### THE EXERCISE:
Only the lines from the start of the data below through the line that contains "handletextpad=0.3, labelspacing=1.05)" are to be copied, exactly and without pictures.

——————

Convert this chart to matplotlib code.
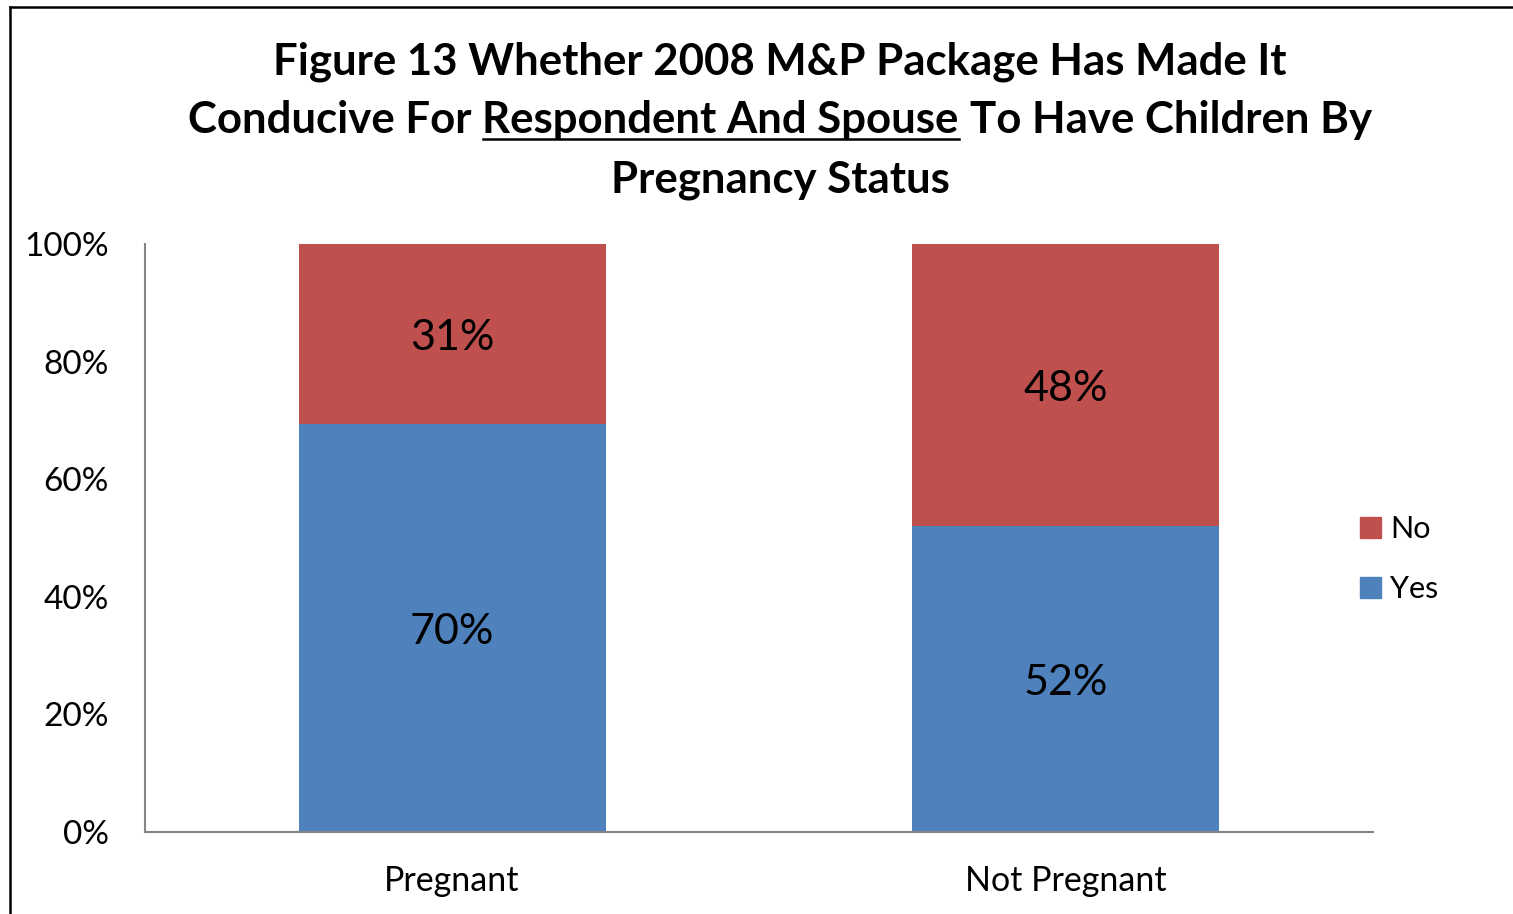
import matplotlib.pyplot as plt
from matplotlib.lines import Line2D
from matplotlib.patches import Patch
import numpy as np

plt.rcParams['font.family'] = ['Lato', 'DejaVu Sans']

categories = ['Pregnant', 'Not Pregnant']
yes_pct = [70, 52]
no_pct = [31, 48]
yticks = [0, 20, 40, 60, 80, 100]

RED = '#C0504D'
BLUE = '#4F81BD'
GREY = '#868686'

W, H, DPI = 1513, 914, 100
fig = plt.figure(figsize=(W / DPI, H / DPI), dpi=DPI)
ax = fig.add_axes([145 / W, 1 - 832 / H, (1373 - 145) / W, (832 - 244) / H])

# 100% stacked: shares are rescaled so each column fills the axis
yes = np.array(yes_pct, dtype=float)
no = np.array(no_pct, dtype=float)
total = yes + no
yes_share = yes / total * 100
no_share = no / total * 100

x = np.arange(len(categories))
ax.bar(x, yes_share, width=0.5, color=BLUE, label='Yes')
ax.bar(x, no_share, width=0.5, bottom=yes_share, color=RED, label='No')

lab_kw = dict(ha='center', va='center', fontsize=31, textcoords='offset points', xytext=(0, -3))
for i in range(len(x)):
    ax.annotate('%d%%' % yes_pct[i], (x[i], yes_share[i] / 2), **lab_kw)
    ax.annotate('%d%%' % no_pct[i], (x[i], yes_share[i] + no_share[i] / 2), **lab_kw)

ax.set_xlim(-0.5, 1.5)
ax.set_ylim(0, 100)
ax.set_yticks(yticks)
ax.set_yticklabels(['%d%%' % v for v in yticks], fontsize=24)
ax.set_xticks(x)
ax.set_xticklabels(categories, fontsize=24.5)
ax.tick_params(axis='y', length=0, pad=26)
ax.tick_params(axis='x', length=0, pad=24)
for s in ['top', 'right']:
    ax.spines[s].set_visible(False)
for s in ['left', 'bottom']:
    ax.spines[s].set_color(GREY)
    ax.spines[s].set_linewidth(1.5)

handles = [Patch(color=RED, label='No'), Patch(color=BLUE, label='Yes')]
fig.legend(handles=handles, loc='center left', bbox_to_anchor=(1332 / W, 1 - 559 / H),
           frameon=False, fontsize=22, handlelength=0.7, handleheight=0.7,
           handletextpad=0.3, labelspacing=1.05)

# title, three lines, part of the middle line underlined
title_kw = dict(fontsize=31.5, fontweight='bold', va='baseline', ha='left')
cx = 780
renderer = fig.canvas.get_renderer()

def width_of(s):
    t = fig.text(0, 0, s, transform=None, **title_kw)
    w = t.get_window_extent(renderer).width
    t.remove()
    return w

for line_y, s in [(74, 'Figure 13 Whether 2008 M&P Package Has Made It'),
                  (192, 'Pregnancy Status')]:
    fig.text(cx, H - line_y, s, transform=None, fontsize=31.5, fontweight='bold',
             ha='center', va='baseline')

parts = ['Conducive For', 'Respondent And Spouse', 'To Have Children By']
space = width_of('a a') - width_of('aa')
widths = [width_of(p) for p in parts]
total_w = sum(widths) + 2 * space
xpos = cx - total_w / 2
base = H - 133
for i, p in enumerate(parts):
    fig.text(xpos, base, p, transform=None, **title_kw)
    if i == 1:
        fig.add_artist(Line2D([xpos, xpos + widths[i]], [base - 6, base - 6],
                              transform=None, color='black', lw=1.8))
    xpos += widths[i] + space

# outer chart frame
fig.add_artist(Line2D([10, W], [H - 7, H - 7], transform=None, color='black', lw=1.8))
fig.add_artist(Line2D([10, 10], [0, H - 7], transform=None, color='black', lw=1.8))

fig.savefig('out.png', dpi=DPI)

——————

### FINISHED TASK:
Convert this chart to matplotlib code.
import matplotlib.pyplot as plt
from matplotlib.lines import Line2D
from matplotlib.patches import Patch
import numpy as np

plt.rcParams['font.family'] = ['Lato', 'DejaVu Sans']

categories = ['Pregnant', 'Not Pregnant']
yes_pct = [70, 52]
no_pct = [31, 48]
yticks = [0, 20, 40, 60, 80, 100]

RED = '#C0504D'
BLUE = '#4F81BD'
GREY = '#868686'

W, H, DPI = 1513, 914, 100
fig = plt.figure(figsize=(W / DPI, H / DPI), dpi=DPI)
ax = fig.add_axes([145 / W, 1 - 832 / H, (1373 - 145) / W, (832 - 244) / H])

# 100% stacked: shares are rescaled so each column fills the axis
yes = np.array(yes_pct, dtype=float)
no = np.array(no_pct, dtype=float)
total = yes + no
yes_share = yes / total * 100
no_share = no / total * 100

x = np.arange(len(categories))
ax.bar(x, yes_share, width=0.5, color=BLUE, label='Yes')
ax.bar(x, no_share, width=0.5, bottom=yes_share, color=RED, label='No')

lab_kw = dict(ha='center', va='center', fontsize=31, textcoords='offset points', xytext=(0, -3))
for i in range(len(x)):
    ax.annotate('%d%%' % yes_pct[i], (x[i], yes_share[i] / 2), **lab_kw)
    ax.annotate('%d%%' % no_pct[i], (x[i], yes_share[i] + no_share[i] / 2), **lab_kw)

ax.set_xlim(-0.5, 1.5)
ax.set_ylim(0, 100)
ax.set_yticks(yticks)
ax.set_yticklabels(['%d%%' % v for v in yticks], fontsize=24)
ax.set_xticks(x)
ax.set_xticklabels(categories, fontsize=24.5)
ax.tick_params(axis='y', length=0, pad=26)
ax.tick_params(axis='x', length=0, pad=24)
for s in ['top', 'right']:
    ax.spines[s].set_visible(False)
for s in ['left', 'bottom']:
    ax.spines[s].set_color(GREY)
    ax.spines[s].set_linewidth(1.5)

handles = [Patch(color=RED, label='No'), Patch(color=BLUE, label='Yes')]
fig.legend(handles=handles, loc='center left', bbox_to_anchor=(1332 / W, 1 - 559 / H),
           frameon=False, fontsize=22, handlelength=0.7, handleheight=0.7,
           handletextpad=0.3, labelspacing=1.05)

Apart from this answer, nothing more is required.